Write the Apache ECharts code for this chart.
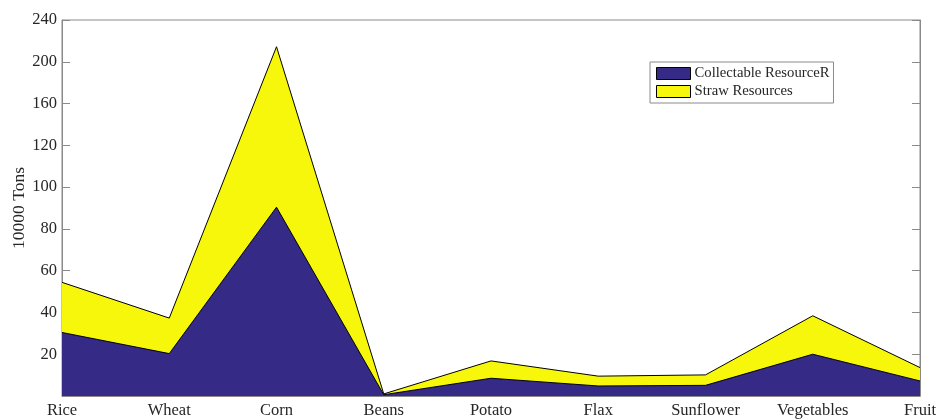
<!DOCTYPE html>
<html>
<head>
<meta charset="utf-8">
<script src="https://cdn.jsdelivr.net/npm/echarts@6/dist/echarts.min.js"></script>
<style>
  html, body { margin: 0; padding: 0; background: #fff; }
  #chart { width: 938px; height: 419px; }
</style>
</head>
<body>
<div id="chart"></div>
<script>
// Crop categories along the horizontal axis
const categories = ['Rice', 'Wheat', 'Corn', 'Beans', 'Potato', 'Flax', 'Sunflower', 'Vegetables', 'Fruit'];

// Lower layer: collectable resource
const collectable = [30.4, 20.3, 90.4, 0.6, 8.5, 4.8, 5.1, 20.0, 7.2];

// Upper layer: straw resources, stacked on the collectable layer
const straw = [24.0, 17.0, 76.8, 0.4, 8.3, 4.7, 5.0, 18.4, 6.4];

// Vertical tick labels, one per gridline step starting at 0
const yTickLabels = ['', '20', '40', '60', '80', '100', '120', '160', '200', '240'];

const serif = '"Liberation Serif", "DejaVu Serif", serif';
const axisGrey = '#8a8a8a';
const textColor = '#262626';

const chart = echarts.init(document.getElementById('chart'));

chart.setOption({
  animation: false,
  textStyle: { fontFamily: serif },
  grid: {
    left: 62, right: 18, top: 20, bottom: 23,
    containLabel: false,
    outerBoundsMode: 'none',
    show: true, borderColor: axisGrey, borderWidth: 1, backgroundColor: '#fff'
  },
  legend: {
    left: 650, top: 62,
    orient: 'vertical',
    itemWidth: 34, itemHeight: 12, itemGap: 3,
    padding: [4, 4, 4, 6],
    borderColor: axisGrey, borderWidth: 1, borderRadius: 0,
    backgroundColor: '#fff',
    icon: 'rect',
    textStyle: { fontFamily: serif, fontSize: 14.7, color: textColor, padding: [0, 0, 0, -1] },
    data: [
      { name: 'Collectable ResourceR', itemStyle: { color: '#352a86', borderColor: '#000', borderWidth: 1 } },
      { name: 'Straw Resources', itemStyle: { color: '#f7f70c', borderColor: '#000', borderWidth: 1 } }
    ]
  },
  xAxis: {
    type: 'category',
    data: categories,
    boundaryGap: false,
    axisLine: { show: true, lineStyle: { color: axisGrey } },
    axisTick: { show: false },
    axisLabel: { fontFamily: serif, fontSize: 16.5, color: textColor, margin: 6 },
    splitLine: { show: false }
  },
  yAxis: [
    {
      type: 'value',
      min: 0, max: 180, interval: 20,
      name: '10000 Tons',
      nameLocation: 'middle',
      nameGap: 34,
      nameMoveOverlap: false,
      nameTextStyle: { fontFamily: serif, fontSize: 17.5, color: textColor },
      axisLine: { show: true, lineStyle: { color: axisGrey } },
      axisTick: { show: true, inside: true, length: 8, lineStyle: { color: axisGrey } },
      axisLabel: {
        fontFamily: serif, fontSize: 16.5, color: textColor, margin: 5,
        formatter: function (v) { return yTickLabels[Math.round(v / 20)] || ''; }
      },
      splitLine: { show: false }
    },
    {
      type: 'value',
      position: 'right',
      min: 0, max: 180, interval: 20,
      axisLine: { show: true, lineStyle: { color: axisGrey } },
      axisTick: { show: true, inside: true, length: 8, lineStyle: { color: axisGrey } },
      axisLabel: { show: false },
      splitLine: { show: false }
    }
  ],
  series: [
    {
      name: 'Collectable ResourceR',
      type: 'line',
      stack: 'total',
      data: collectable,
      symbol: 'none',
      lineStyle: { color: '#000', width: 1 },
      itemStyle: { color: '#352a86' },
      areaStyle: { color: '#352a86', opacity: 1 },
      z: 3
    },
    {
      name: 'Straw Resources',
      type: 'line',
      stack: 'total',
      data: straw,
      symbol: 'none',
      lineStyle: { color: '#000', width: 1 },
      itemStyle: { color: '#f7f70c' },
      areaStyle: { color: '#f7f70c', opacity: 1 },
      z: 2
    }
  ]
});
</script>
</body>
</html>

--*--

## Direction
Pictures excluded, repeat exactly the lines from the top of the material through the line with "5.0, 18.4, 6.4];", including both of those lines.

## Response
Write the Apache ECharts code for this chart.
<!DOCTYPE html>
<html>
<head>
<meta charset="utf-8">
<script src="https://cdn.jsdelivr.net/npm/echarts@6/dist/echarts.min.js"></script>
<style>
  html, body { margin: 0; padding: 0; background: #fff; }
  #chart { width: 938px; height: 419px; }
</style>
</head>
<body>
<div id="chart"></div>
<script>
// Crop categories along the horizontal axis
const categories = ['Rice', 'Wheat', 'Corn', 'Beans', 'Potato', 'Flax', 'Sunflower', 'Vegetables', 'Fruit'];

// Lower layer: collectable resource
const collectable = [30.4, 20.3, 90.4, 0.6, 8.5, 4.8, 5.1, 20.0, 7.2];

// Upper layer: straw resources, stacked on the collectable layer
const straw = [24.0, 17.0, 76.8, 0.4, 8.3, 4.7, 5.0, 18.4, 6.4];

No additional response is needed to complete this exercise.